**SHORT EXERCISE:**
Below is a listing to write out in full, exactly as given, without its pictures.
═════ SOURCE EXCERPT ═════
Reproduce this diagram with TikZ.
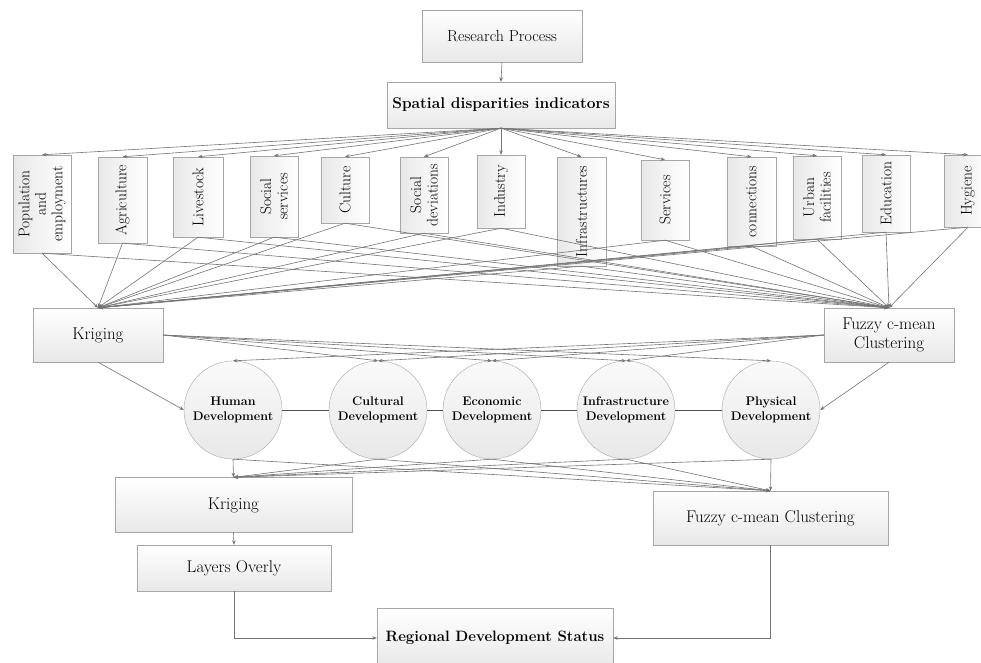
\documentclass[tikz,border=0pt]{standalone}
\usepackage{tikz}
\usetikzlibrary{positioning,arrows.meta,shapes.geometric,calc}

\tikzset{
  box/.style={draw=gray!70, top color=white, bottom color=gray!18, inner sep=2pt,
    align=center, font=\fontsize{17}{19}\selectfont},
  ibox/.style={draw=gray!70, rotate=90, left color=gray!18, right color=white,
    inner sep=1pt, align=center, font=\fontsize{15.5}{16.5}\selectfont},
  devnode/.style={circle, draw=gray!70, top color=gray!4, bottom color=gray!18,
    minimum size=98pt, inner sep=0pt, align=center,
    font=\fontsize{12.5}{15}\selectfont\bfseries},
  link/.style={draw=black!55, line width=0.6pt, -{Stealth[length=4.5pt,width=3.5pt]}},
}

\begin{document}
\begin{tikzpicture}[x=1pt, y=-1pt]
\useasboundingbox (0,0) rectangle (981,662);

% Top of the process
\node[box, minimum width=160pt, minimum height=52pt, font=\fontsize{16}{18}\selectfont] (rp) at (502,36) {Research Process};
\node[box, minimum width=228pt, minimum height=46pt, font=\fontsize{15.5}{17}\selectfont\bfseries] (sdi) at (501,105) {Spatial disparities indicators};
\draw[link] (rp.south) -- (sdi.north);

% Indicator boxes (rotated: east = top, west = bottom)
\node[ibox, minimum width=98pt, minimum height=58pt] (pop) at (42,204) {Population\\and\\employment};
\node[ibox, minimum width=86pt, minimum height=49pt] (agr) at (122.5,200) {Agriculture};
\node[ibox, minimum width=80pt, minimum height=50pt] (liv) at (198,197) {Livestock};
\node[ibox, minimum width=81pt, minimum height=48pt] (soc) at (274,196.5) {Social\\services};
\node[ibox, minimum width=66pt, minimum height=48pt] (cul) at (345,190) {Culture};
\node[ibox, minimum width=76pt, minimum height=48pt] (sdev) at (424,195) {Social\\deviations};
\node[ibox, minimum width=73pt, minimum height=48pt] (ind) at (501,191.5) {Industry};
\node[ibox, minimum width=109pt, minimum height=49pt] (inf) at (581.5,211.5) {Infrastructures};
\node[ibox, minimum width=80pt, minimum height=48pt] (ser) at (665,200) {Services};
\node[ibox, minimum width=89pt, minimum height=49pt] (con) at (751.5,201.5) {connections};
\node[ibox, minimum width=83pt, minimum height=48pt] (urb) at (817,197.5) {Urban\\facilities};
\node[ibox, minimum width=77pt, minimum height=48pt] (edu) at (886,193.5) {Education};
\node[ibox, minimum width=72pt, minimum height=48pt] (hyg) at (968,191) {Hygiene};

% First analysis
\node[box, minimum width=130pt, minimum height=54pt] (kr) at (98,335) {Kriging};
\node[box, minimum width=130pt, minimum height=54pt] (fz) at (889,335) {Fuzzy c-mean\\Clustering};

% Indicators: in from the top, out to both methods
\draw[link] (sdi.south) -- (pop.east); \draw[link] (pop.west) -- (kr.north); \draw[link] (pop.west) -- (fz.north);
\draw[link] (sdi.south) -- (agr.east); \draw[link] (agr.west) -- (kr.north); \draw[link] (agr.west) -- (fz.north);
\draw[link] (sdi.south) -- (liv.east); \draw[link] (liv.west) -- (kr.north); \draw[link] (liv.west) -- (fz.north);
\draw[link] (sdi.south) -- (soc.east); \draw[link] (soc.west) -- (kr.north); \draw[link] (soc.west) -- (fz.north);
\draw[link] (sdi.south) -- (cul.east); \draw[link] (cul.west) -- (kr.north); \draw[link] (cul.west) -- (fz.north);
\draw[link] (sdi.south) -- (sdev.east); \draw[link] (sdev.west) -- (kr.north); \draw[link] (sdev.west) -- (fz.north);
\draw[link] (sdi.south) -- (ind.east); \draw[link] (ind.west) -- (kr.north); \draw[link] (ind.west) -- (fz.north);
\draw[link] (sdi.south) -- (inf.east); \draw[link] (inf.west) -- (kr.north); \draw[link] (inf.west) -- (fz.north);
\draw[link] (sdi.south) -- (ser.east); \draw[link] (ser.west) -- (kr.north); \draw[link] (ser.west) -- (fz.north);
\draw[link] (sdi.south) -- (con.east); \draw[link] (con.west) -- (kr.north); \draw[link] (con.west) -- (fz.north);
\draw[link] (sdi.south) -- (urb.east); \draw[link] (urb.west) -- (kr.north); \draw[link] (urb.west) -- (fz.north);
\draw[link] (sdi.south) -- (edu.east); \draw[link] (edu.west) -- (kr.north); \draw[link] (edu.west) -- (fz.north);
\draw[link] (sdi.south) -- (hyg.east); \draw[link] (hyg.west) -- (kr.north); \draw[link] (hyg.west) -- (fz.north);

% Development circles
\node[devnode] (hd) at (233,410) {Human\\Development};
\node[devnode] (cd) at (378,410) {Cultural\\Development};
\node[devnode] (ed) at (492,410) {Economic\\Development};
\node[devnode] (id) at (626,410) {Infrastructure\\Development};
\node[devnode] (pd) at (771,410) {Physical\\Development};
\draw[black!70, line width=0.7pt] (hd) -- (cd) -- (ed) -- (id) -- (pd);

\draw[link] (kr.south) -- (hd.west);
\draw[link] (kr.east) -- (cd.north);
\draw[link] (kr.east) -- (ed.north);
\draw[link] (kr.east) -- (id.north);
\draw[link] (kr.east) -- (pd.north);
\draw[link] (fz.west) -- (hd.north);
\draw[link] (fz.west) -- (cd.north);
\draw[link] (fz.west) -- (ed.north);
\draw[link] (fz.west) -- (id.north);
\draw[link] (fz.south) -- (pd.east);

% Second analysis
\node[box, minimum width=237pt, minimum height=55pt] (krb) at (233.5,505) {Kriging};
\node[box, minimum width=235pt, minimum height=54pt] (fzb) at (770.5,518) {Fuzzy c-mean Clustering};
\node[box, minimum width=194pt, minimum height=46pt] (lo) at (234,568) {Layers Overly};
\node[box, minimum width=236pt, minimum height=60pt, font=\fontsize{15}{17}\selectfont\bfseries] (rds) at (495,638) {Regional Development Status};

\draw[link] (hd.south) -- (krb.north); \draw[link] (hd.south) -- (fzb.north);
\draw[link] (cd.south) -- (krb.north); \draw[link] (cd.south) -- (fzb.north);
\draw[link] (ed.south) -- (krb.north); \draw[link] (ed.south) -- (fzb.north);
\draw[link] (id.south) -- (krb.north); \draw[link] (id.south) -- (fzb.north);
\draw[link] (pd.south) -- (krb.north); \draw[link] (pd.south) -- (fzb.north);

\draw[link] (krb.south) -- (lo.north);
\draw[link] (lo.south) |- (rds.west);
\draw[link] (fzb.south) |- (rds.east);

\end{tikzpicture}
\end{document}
═════
**RESPONSE TO THIS TASK:**
Reproduce this diagram with TikZ.
\documentclass[tikz,border=0pt]{standalone}
\usepackage{tikz}
\usetikzlibrary{positioning,arrows.meta,shapes.geometric,calc}

\tikzset{
  box/.style={draw=gray!70, top color=white, bottom color=gray!18, inner sep=2pt,
    align=center, font=\fontsize{17}{19}\selectfont},
  ibox/.style={draw=gray!70, rotate=90, left color=gray!18, right color=white,
    inner sep=1pt, align=center, font=\fontsize{15.5}{16.5}\selectfont},
  devnode/.style={circle, draw=gray!70, top color=gray!4, bottom color=gray!18,
    minimum size=98pt, inner sep=0pt, align=center,
    font=\fontsize{12.5}{15}\selectfont\bfseries},
  link/.style={draw=black!55, line width=0.6pt, -{Stealth[length=4.5pt,width=3.5pt]}},
}

\begin{document}
\begin{tikzpicture}[x=1pt, y=-1pt]
\useasboundingbox (0,0) rectangle (981,662);

% Top of the process
\node[box, minimum width=160pt, minimum height=52pt, font=\fontsize{16}{18}\selectfont] (rp) at (502,36) {Research Process};
\node[box, minimum width=228pt, minimum height=46pt, font=\fontsize{15.5}{17}\selectfont\bfseries] (sdi) at (501,105) {Spatial disparities indicators};
\draw[link] (rp.south) -- (sdi.north);

% Indicator boxes (rotated: east = top, west = bottom)
\node[ibox, minimum width=98pt, minimum height=58pt] (pop) at (42,204) {Population\\and\\employment};
\node[ibox, minimum width=86pt, minimum height=49pt] (agr) at (122.5,200) {Agriculture};
\node[ibox, minimum width=80pt, minimum height=50pt] (liv) at (198,197) {Livestock};
\node[ibox, minimum width=81pt, minimum height=48pt] (soc) at (274,196.5) {Social\\services};
\node[ibox, minimum width=66pt, minimum height=48pt] (cul) at (345,190) {Culture};
\node[ibox, minimum width=76pt, minimum height=48pt] (sdev) at (424,195) {Social\\deviations};
\node[ibox, minimum width=73pt, minimum height=48pt] (ind) at (501,191.5) {Industry};
\node[ibox, minimum width=109pt, minimum height=49pt] (inf) at (581.5,211.5) {Infrastructures};
\node[ibox, minimum width=80pt, minimum height=48pt] (ser) at (665,200) {Services};
\node[ibox, minimum width=89pt, minimum height=49pt] (con) at (751.5,201.5) {connections};
\node[ibox, minimum width=83pt, minimum height=48pt] (urb) at (817,197.5) {Urban\\facilities};
\node[ibox, minimum width=77pt, minimum height=48pt] (edu) at (886,193.5) {Education};
\node[ibox, minimum width=72pt, minimum height=48pt] (hyg) at (968,191) {Hygiene};

% First analysis
\node[box, minimum width=130pt, minimum height=54pt] (kr) at (98,335) {Kriging};
\node[box, minimum width=130pt, minimum height=54pt] (fz) at (889,335) {Fuzzy c-mean\\Clustering};

% Indicators: in from the top, out to both methods
\draw[link] (sdi.south) -- (pop.east); \draw[link] (pop.west) -- (kr.north); \draw[link] (pop.west) -- (fz.north);
\draw[link] (sdi.south) -- (agr.east); \draw[link] (agr.west) -- (kr.north); \draw[link] (agr.west) -- (fz.north);
\draw[link] (sdi.south) -- (liv.east); \draw[link] (liv.west) -- (kr.north); \draw[link] (liv.west) -- (fz.north);
\draw[link] (sdi.south) -- (soc.east); \draw[link] (soc.west) -- (kr.north); \draw[link] (soc.west) -- (fz.north);
\draw[link] (sdi.south) -- (cul.east); \draw[link] (cul.west) -- (kr.north); \draw[link] (cul.west) -- (fz.north);
\draw[link] (sdi.south) -- (sdev.east); \draw[link] (sdev.west) -- (kr.north); \draw[link] (sdev.west) -- (fz.north);
\draw[link] (sdi.south) -- (ind.east); \draw[link] (ind.west) -- (kr.north); \draw[link] (ind.west) -- (fz.north);
\draw[link] (sdi.south) -- (inf.east); \draw[link] (inf.west) -- (kr.north); \draw[link] (inf.west) -- (fz.north);
\draw[link] (sdi.south) -- (ser.east); \draw[link] (ser.west) -- (kr.north); \draw[link] (ser.west) -- (fz.north);
\draw[link] (sdi.south) -- (con.east); \draw[link] (con.west) -- (kr.north); \draw[link] (con.west) -- (fz.north);
\draw[link] (sdi.south) -- (urb.east); \draw[link] (urb.west) -- (kr.north); \draw[link] (urb.west) -- (fz.north);
\draw[link] (sdi.south) -- (edu.east); \draw[link] (edu.west) -- (kr.north); \draw[link] (edu.west) -- (fz.north);
\draw[link] (sdi.south) -- (hyg.east); \draw[link] (hyg.west) -- (kr.north); \draw[link] (hyg.west) -- (fz.north);

% Development circles
\node[devnode] (hd) at (233,410) {Human\\Development};
\node[devnode] (cd) at (378,410) {Cultural\\Development};
\node[devnode] (ed) at (492,410) {Economic\\Development};
\node[devnode] (id) at (626,410) {Infrastructure\\Development};
\node[devnode] (pd) at (771,410) {Physical\\Development};
\draw[black!70, line width=0.7pt] (hd) -- (cd) -- (ed) -- (id) -- (pd);

\draw[link] (kr.south) -- (hd.west);
\draw[link] (kr.east) -- (cd.north);
\draw[link] (kr.east) -- (ed.north);
\draw[link] (kr.east) -- (id.north);
\draw[link] (kr.east) -- (pd.north);
\draw[link] (fz.west) -- (hd.north);
\draw[link] (fz.west) -- (cd.north);
\draw[link] (fz.west) -- (ed.north);
\draw[link] (fz.west) -- (id.north);
\draw[link] (fz.south) -- (pd.east);

% Second analysis
\node[box, minimum width=237pt, minimum height=55pt] (krb) at (233.5,505) {Kriging};
\node[box, minimum width=235pt, minimum height=54pt] (fzb) at (770.5,518) {Fuzzy c-mean Clustering};
\node[box, minimum width=194pt, minimum height=46pt] (lo) at (234,568) {Layers Overly};
\node[box, minimum width=236pt, minimum height=60pt, font=\fontsize{15}{17}\selectfont\bfseries] (rds) at (495,638) {Regional Development Status};

\draw[link] (hd.south) -- (krb.north); \draw[link] (hd.south) -- (fzb.north);
\draw[link] (cd.south) -- (krb.north); \draw[link] (cd.south) -- (fzb.north);
\draw[link] (ed.south) -- (krb.north); \draw[link] (ed.south) -- (fzb.north);
\draw[link] (id.south) -- (krb.north); \draw[link] (id.south) -- (fzb.north);
\draw[link] (pd.south) -- (krb.north); \draw[link] (pd.south) -- (fzb.north);

\draw[link] (krb.south) -- (lo.north);
\draw[link] (lo.south) |- (rds.west);
\draw[link] (fzb.south) |- (rds.east);

\end{tikzpicture}
\end{document}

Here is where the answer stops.